[Entries from a dataset]
_ _ _ _ _

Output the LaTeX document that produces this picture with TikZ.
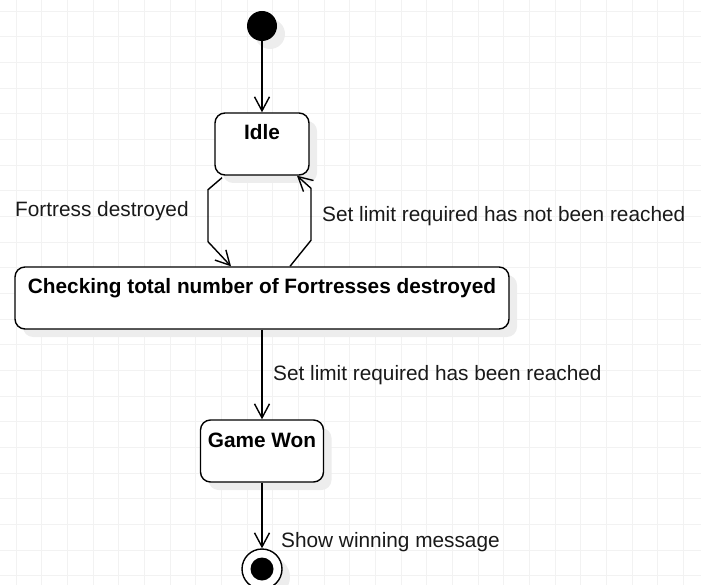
\documentclass[tikz,border=0pt]{standalone}
\usepackage{fontspec}
\setmainfont{Liberation Sans}
\usetikzlibrary{arrows.meta,shadows}
\tikzset{every picture/.style={/utils/exec={\fontsize{20.8}{24}\selectfont}}}
\tikzset{
    gridline/.style={draw=black!5, line width=0.8pt},
    shade box/.style={drop shadow={shadow xshift=8pt, shadow yshift=-8pt, fill=black!7, opacity=1}},
    statebox/.style={draw, line width=1.4pt, rounded corners=10pt, fill=white, font=\bfseries,
        inner xsep=4pt, inner ysep=7pt, text height=20pt, text depth=28pt, minimum height=62pt, shade box},
    flow/.style={line width=1.4pt, -{Straight Barb[length=14pt, width=15pt]}},
    note/.style={anchor=base west, inner sep=0pt, text=black!90}
}

\begin{document}
\begin{tikzpicture}[x=1pt, y=-1pt]
    \useasboundingbox (0, 0) rectangle (701, 585);
    \foreach \i in {0, ..., 26}{
        \draw [gridline] ({16 + 25.67*\i}, 0) -- ++(0, 585);
    }
    \foreach \i in {0, ..., 22}{
        \draw [gridline] (0, {11 + 25.67*\i}) -- ++(701, 0);
    }
    \node (start) [circle, fill, minimum size=30pt, inner sep=0pt, shade box] at (262, 26) {};
    \node (idle) [statebox, minimum width=94pt] at (262, 144) {Idle};
    \node (check) [statebox, minimum width=494pt] at (262, 298) {Checking total number of Fortresses destroyed};
    \node (won) [statebox, minimum width=123pt] at (262, 451) {Game Won};
    \node (stop) [circle, draw, line width=1.4pt, fill=white, minimum size=40pt, inner sep=0pt, shade box] at (262, 569) {};
    \node (stopdot) [circle, fill, minimum size=23pt, inner sep=0pt] at (stop) {};
    \draw [flow] (start) -- (idle);
    \draw [flow] ([xshift=-40pt, yshift=-2pt]idle.south) -- ++(-14, 12) -- ++(0, 52) -- ([xshift=-31pt]check.north);
    \draw [flow] ([xshift=28pt]check.north) -- ++(21, -26) -- ++(0, -52) -- ([xshift=35pt]idle.south);
    \draw [flow] (check) -- (won);
    \draw [flow] (won) -- (stop);
    \node (lbldestroyed) [note] at (15, 217) {Fortress destroyed};
    \node (lblnotreached) [note] at (322, 222) {Set limit required has not been reached};
    \node (lblreached) [note] at (273, 380) {Set limit required has been reached};
    \node (lblwin) [note] at (281, 547) {Show winning message};
\end{tikzpicture}
\end{document}
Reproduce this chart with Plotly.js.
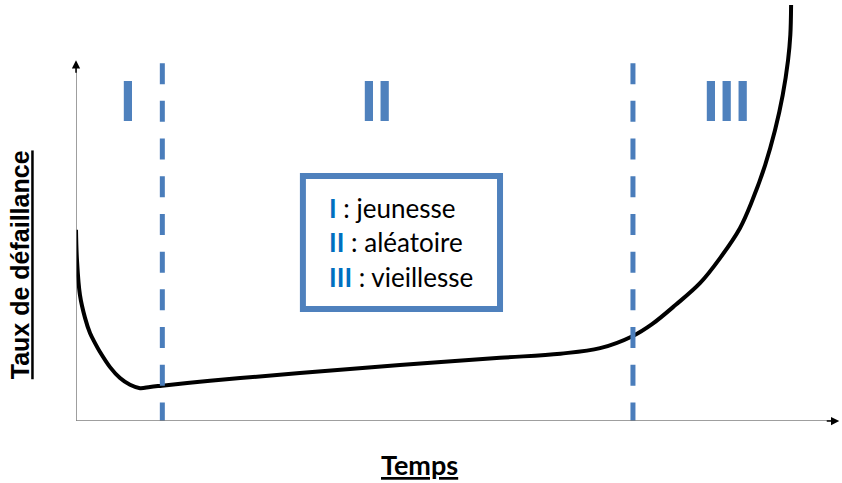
<!DOCTYPE html>
<html>
<head>
<meta charset="utf-8">
<script src="https://cdn.plot.ly/plotly-3.0.1.min.js"></script>
<style>html,body{margin:0;padding:0;background:#fff;}#chart{width:842px;height:483px;}</style>
</head>
<body>
<div id="chart"></div>
<script>
// Bathtub curve (arbitrary units: time 0-100, failure rate 0-100)
const timeVals = [0, 0.13, 0.52, 1.18, 1.83, 2.49, 3.14, 4.45, 5.76, 7.07, 8.38, 9.69, 11.26, 16.2, 21.5, 29.3, 42.4, 55.5, 63.4, 68.6, 72.9, 75.4, 78.5, 81.7, 84.3, 86.9, 88.5, 90.2, 91.5, 92.5, 93.2, 93.5, 93.6];
const rateVals = [45.4, 38.2, 29.9, 24.5, 20.9, 18.5, 16.4, 12.8, 10.2, 8.6, 7.8, 8.1, 8.4, 9.3, 10.2, 11.4, 13.3, 15.0, 16.0, 17.3, 20.2, 23.0, 27.6, 32.8, 38.7, 45.8, 52.3, 60.8, 69.1, 77.4, 85.7, 91.7, 98.8];

const phaseBounds = [11.3, 72.9];
const phaseLabels = ['I', 'II', 'III'];
const phaseLabelX = [6.87, 39.46, 85.27];
const legendNumerals = ['I', 'II', 'III'];
const legendNames = ['jeunesse', 'aléatoire', 'vieillesse'];
const xTitle = 'Temps';
const yTitle = 'Taux de défaillance';

const blue = '#4f81bd';
const blueDash = '#4a7dbb';
const blueText = '#0070c0';
const axisGrey = '#7f7f7f';

const curve = {
  x: timeVals, y: rateVals, type: 'scatter', mode: 'lines',
  line: {color: '#000', width: 4, shape: 'spline', smoothing: 1},
  hoverinfo: 'skip', showlegend: false
};

const shapes = [];
phaseBounds.forEach(b => shapes.push({
  type: 'line', xref: 'x', yref: 'y', x0: b, x1: b, y0: 85.0, y1: 0,
  line: {color: blueDash, width: 5, dash: '21px,16.7px'}
}));
// axes
shapes.push({type: 'line', xref: 'x', yref: 'y', x0: 0, x1: 0, y0: 0, y1: 84, line: {color: axisGrey, width: 1.5}});
shapes.push({type: 'line', xref: 'x', yref: 'y', x0: 0, x1: 99.3, y0: 0, y1: 0, line: {color: axisGrey, width: 1.5}});
// legend box
shapes.push({type: 'rect', xref: 'x', yref: 'y', x0: 29.7, x1: 55.5, y0: 26.6, y1: 58.2,
  line: {color: blue, width: 6}, fillcolor: 'rgba(0,0,0,0)'});

const annotations = [];
// arrowheads
annotations.push({x: 0, y: 85.7, xref: 'x', yref: 'y', ax: 0, ay: 14, text: '', showarrow: true,
  arrowhead: 2, arrowsize: 1.1, arrowwidth: 1.5, arrowcolor: '#000'});
annotations.push({x: 99.9, y: 0, xref: 'x', yref: 'y', ax: -14, ay: 0, text: '', showarrow: true,
  arrowhead: 2, arrowsize: 1.1, arrowwidth: 1.5, arrowcolor: '#000'});
// phase numerals
phaseLabels.forEach((t, i) => annotations.push({
  x: phaseLabelX[i], y: 76.1, xref: 'x', yref: 'y', text: '<b>' + t + '</b>', showarrow: false,
  xanchor: 'center', yanchor: 'middle',
  font: {family: 'Liberation Sans, Arial, sans-serif', size: 57, color: blue}
}));
// legend text
const legendY = [50.6, 42.5, 34.2];
legendNames.forEach((n, i) => annotations.push({
  x: 32.85, y: legendY[i], xref: 'x', yref: 'y', xanchor: 'left', yanchor: 'middle', showarrow: false,
  text: '<b><span style="color:' + blueText + '">' + legendNumerals[i] + '</span></b> : ' + n,
  font: {family: 'Lato, Open Sans, sans-serif', size: 26, color: '#000'}
}));
// titles
annotations.push({x: 0.450, y: -0.1045, xref: 'paper', yref: 'paper', showarrow: false,
  xanchor: 'center', yanchor: 'middle', text: '<b><u>' + xTitle + '</u></b>',
  font: {family: 'Lato, sans-serif', size: 27, color: '#000'}});
annotations.push({x: -0.073, y: 0.3705, xref: 'paper', yref: 'paper', showarrow: false,
  xanchor: 'center', yanchor: 'middle', textangle: -90, text: '<b><u>' + yTitle + '</u></b>',
  font: {family: 'Liberation Sans, Arial, sans-serif', size: 25, color: '#000'}});

const layout = {
  width: 842, height: 483,
  margin: {l: 76, r: 2, t: 0, b: 62},
  paper_bgcolor: '#fff', plot_bgcolor: '#fff',
  xaxis: {range: [0, 100], visible: false, fixedrange: true},
  yaxis: {range: [0, 100], visible: false, fixedrange: true},
  shapes: shapes, annotations: annotations, showlegend: false
};

Plotly.newPlot('chart', [curve], layout, {staticPlot: true, displayModeBar: false});
</script>
</body>
</html>
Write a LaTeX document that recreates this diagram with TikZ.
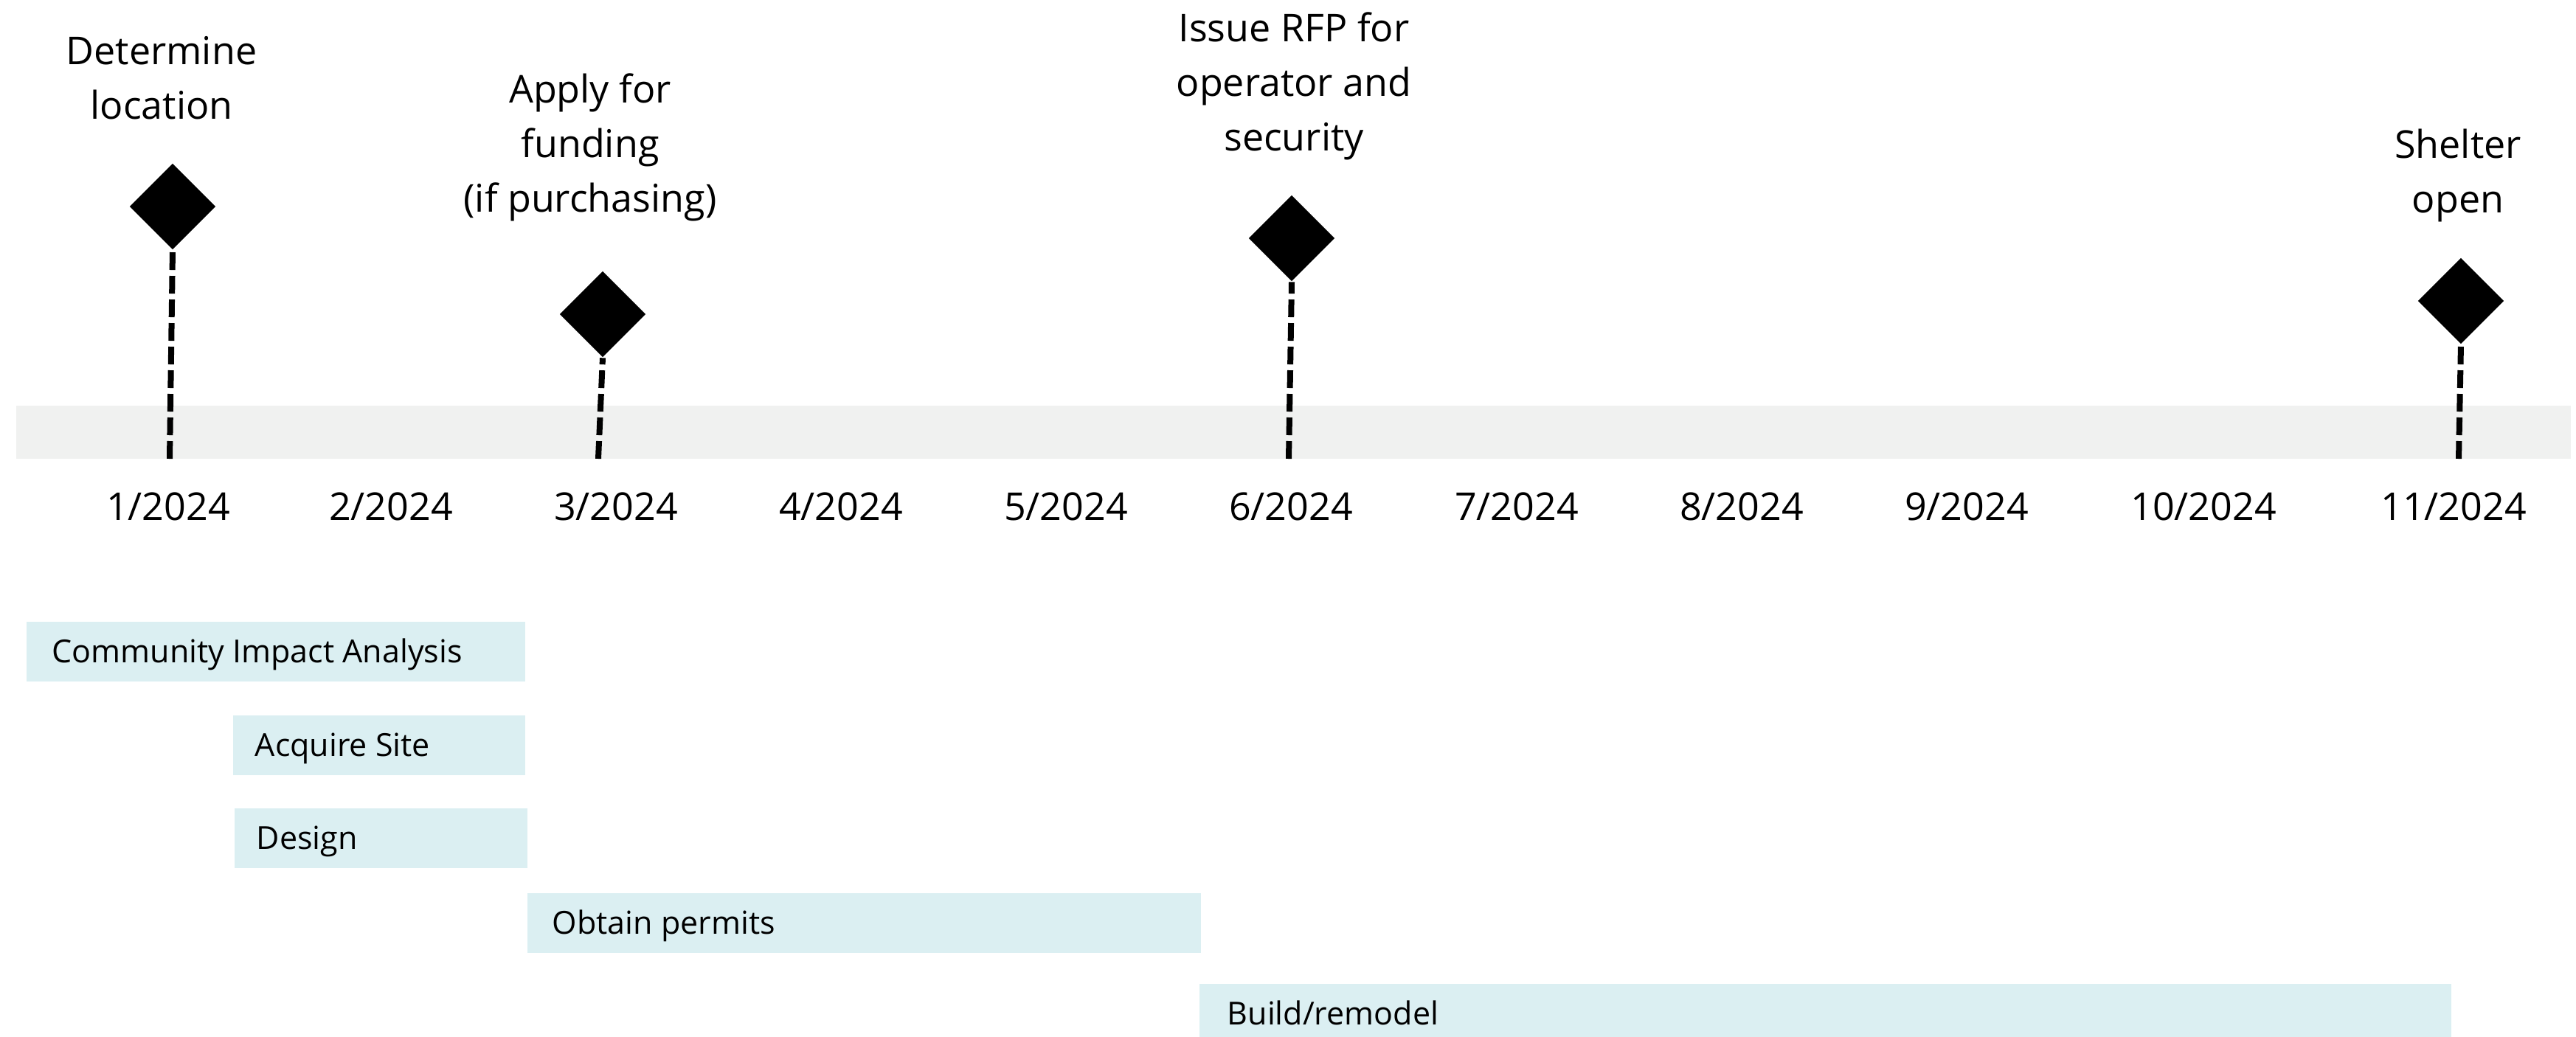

_ _ _ _ _

What you are asked to do: Transcribe every line from the records above without alteration, and leave out the images.

Task response:
Output the LaTeX document that produces this picture with TikZ.
\documentclass[tikz,border=0pt]{standalone}
\usepackage{fontspec}
\setmainfont{Liberation Sans}
\usetikzlibrary{arrows.meta,shadows}
\tikzset{every picture/.style={/utils/exec={\fontsize{20.8}{24}\selectfont}}}
\tikzset{
    gridline/.style={draw=black!5, line width=0.8pt},
    shade box/.style={drop shadow={shadow xshift=8pt, shadow yshift=-8pt, fill=black!7, opacity=1}},
    statebox/.style={draw, line width=1.4pt, rounded corners=10pt, fill=white, font=\bfseries,
        inner xsep=4pt, inner ysep=7pt, text height=20pt, text depth=28pt, minimum height=62pt, shade box},
    flow/.style={line width=1.4pt, -{Straight Barb[length=14pt, width=15pt]}},
    note/.style={anchor=base west, inner sep=0pt, text=black!90}
}

\begin{document}
\begin{tikzpicture}[x=1pt, y=-1pt]
    \useasboundingbox (0, 0) rectangle (701, 585);
    \foreach \i in {0, ..., 26}{
        \draw [gridline] ({16 + 25.67*\i}, 0) -- ++(0, 585);
    }
    \foreach \i in {0, ..., 22}{
        \draw [gridline] (0, {11 + 25.67*\i}) -- ++(701, 0);
    }
    \node (start) [circle, fill, minimum size=30pt, inner sep=0pt, shade box] at (262, 26) {};
    \node (idle) [statebox, minimum width=94pt] at (262, 144) {Idle};
    \node (check) [statebox, minimum width=494pt] at (262, 298) {Checking total number of Fortresses destroyed};
    \node (won) [statebox, minimum width=123pt] at (262, 451) {Game Won};
    \node (stop) [circle, draw, line width=1.4pt, fill=white, minimum size=40pt, inner sep=0pt, shade box] at (262, 569) {};
    \node (stopdot) [circle, fill, minimum size=23pt, inner sep=0pt] at (stop) {};
    \draw [flow] (start) -- (idle);
    \draw [flow] ([xshift=-40pt, yshift=-2pt]idle.south) -- ++(-14, 12) -- ++(0, 52) -- ([xshift=-31pt]check.north);
    \draw [flow] ([xshift=28pt]check.north) -- ++(21, -26) -- ++(0, -52) -- ([xshift=35pt]idle.south);
    \draw [flow] (check) -- (won);
    \draw [flow] (won) -- (stop);
    \node (lbldestroyed) [note] at (15, 217) {Fortress destroyed};
    \node (lblnotreached) [note] at (322, 222) {Set limit required has not been reached};
    \node (lblreached) [note] at (273, 380) {Set limit required has been reached};
    \node (lblwin) [note] at (281, 547) {Show winning message};
\end{tikzpicture}
\end{document}
Reproduce this chart with Plotly.js.
<!DOCTYPE html>
<html>
<head>
<meta charset="utf-8">
<script src="https://cdn.plot.ly/plotly-3.0.1.min.js"></script>
<style>html,body{margin:0;padding:0;background:#fff;}#chart{width:842px;height:483px;}</style>
</head>
<body>
<div id="chart"></div>
<script>
// Bathtub curve (arbitrary units: time 0-100, failure rate 0-100)
const timeVals = [0, 0.13, 0.52, 1.18, 1.83, 2.49, 3.14, 4.45, 5.76, 7.07, 8.38, 9.69, 11.26, 16.2, 21.5, 29.3, 42.4, 55.5, 63.4, 68.6, 72.9, 75.4, 78.5, 81.7, 84.3, 86.9, 88.5, 90.2, 91.5, 92.5, 93.2, 93.5, 93.6];
const rateVals = [45.4, 38.2, 29.9, 24.5, 20.9, 18.5, 16.4, 12.8, 10.2, 8.6, 7.8, 8.1, 8.4, 9.3, 10.2, 11.4, 13.3, 15.0, 16.0, 17.3, 20.2, 23.0, 27.6, 32.8, 38.7, 45.8, 52.3, 60.8, 69.1, 77.4, 85.7, 91.7, 98.8];

const phaseBounds = [11.3, 72.9];
const phaseLabels = ['I', 'II', 'III'];
const phaseLabelX = [6.87, 39.46, 85.27];
const legendNumerals = ['I', 'II', 'III'];
const legendNames = ['jeunesse', 'aléatoire', 'vieillesse'];
const xTitle = 'Temps';
const yTitle = 'Taux de défaillance';

const blue = '#4f81bd';
const blueDash = '#4a7dbb';
const blueText = '#0070c0';
const axisGrey = '#7f7f7f';

const curve = {
  x: timeVals, y: rateVals, type: 'scatter', mode: 'lines',
  line: {color: '#000', width: 4, shape: 'spline', smoothing: 1},
  hoverinfo: 'skip', showlegend: false
};

const shapes = [];
phaseBounds.forEach(b => shapes.push({
  type: 'line', xref: 'x', yref: 'y', x0: b, x1: b, y0: 85.0, y1: 0,
  line: {color: blueDash, width: 5, dash: '21px,16.7px'}
}));
// axes
shapes.push({type: 'line', xref: 'x', yref: 'y', x0: 0, x1: 0, y0: 0, y1: 84, line: {color: axisGrey, width: 1.5}});
shapes.push({type: 'line', xref: 'x', yref: 'y', x0: 0, x1: 99.3, y0: 0, y1: 0, line: {color: axisGrey, width: 1.5}});
// legend box
shapes.push({type: 'rect', xref: 'x', yref: 'y', x0: 29.7, x1: 55.5, y0: 26.6, y1: 58.2,
  line: {color: blue, width: 6}, fillcolor: 'rgba(0,0,0,0)'});

const annotations = [];
// arrowheads
annotations.push({x: 0, y: 85.7, xref: 'x', yref: 'y', ax: 0, ay: 14, text: '', showarrow: true,
  arrowhead: 2, arrowsize: 1.1, arrowwidth: 1.5, arrowcolor: '#000'});
annotations.push({x: 99.9, y: 0, xref: 'x', yref: 'y', ax: -14, ay: 0, text: '', showarrow: true,
  arrowhead: 2, arrowsize: 1.1, arrowwidth: 1.5, arrowcolor: '#000'});
// phase numerals
phaseLabels.forEach((t, i) => annotations.push({
  x: phaseLabelX[i], y: 76.1, xref: 'x', yref: 'y', text: '<b>' + t + '</b>', showarrow: false,
  xanchor: 'center', yanchor: 'middle',
  font: {family: 'Liberation Sans, Arial, sans-serif', size: 57, color: blue}
}));
// legend text
const legendY = [50.6, 42.5, 34.2];
legendNames.forEach((n, i) => annotations.push({
  x: 32.85, y: legendY[i], xref: 'x', yref: 'y', xanchor: 'left', yanchor: 'middle', showarrow: false,
  text: '<b><span style="color:' + blueText + '">' + legendNumerals[i] + '</span></b> : ' + n,
  font: {family: 'Lato, Open Sans, sans-serif', size: 26, color: '#000'}
}));
// titles
annotations.push({x: 0.450, y: -0.1045, xref: 'paper', yref: 'paper', showarrow: false,
  xanchor: 'center', yanchor: 'middle', text: '<b><u>' + xTitle + '</u></b>',
  font: {family: 'Lato, sans-serif', size: 27, color: '#000'}});
annotations.push({x: -0.073, y: 0.3705, xref: 'paper', yref: 'paper', showarrow: false,
  xanchor: 'center', yanchor: 'middle', textangle: -90, text: '<b><u>' + yTitle + '</u></b>',
  font: {family: 'Liberation Sans, Arial, sans-serif', size: 25, color: '#000'}});

const layout = {
  width: 842, height: 483,
  margin: {l: 76, r: 2, t: 0, b: 62},
  paper_bgcolor: '#fff', plot_bgcolor: '#fff',
  xaxis: {range: [0, 100], visible: false, fixedrange: true},
  yaxis: {range: [0, 100], visible: false, fixedrange: true},
  shapes: shapes, annotations: annotations, showlegend: false
};

Plotly.newPlot('chart', [curve], layout, {staticPlot: true, displayModeBar: false});
</script>
</body>
</html>
Write a LaTeX document that recreates this diagram with TikZ.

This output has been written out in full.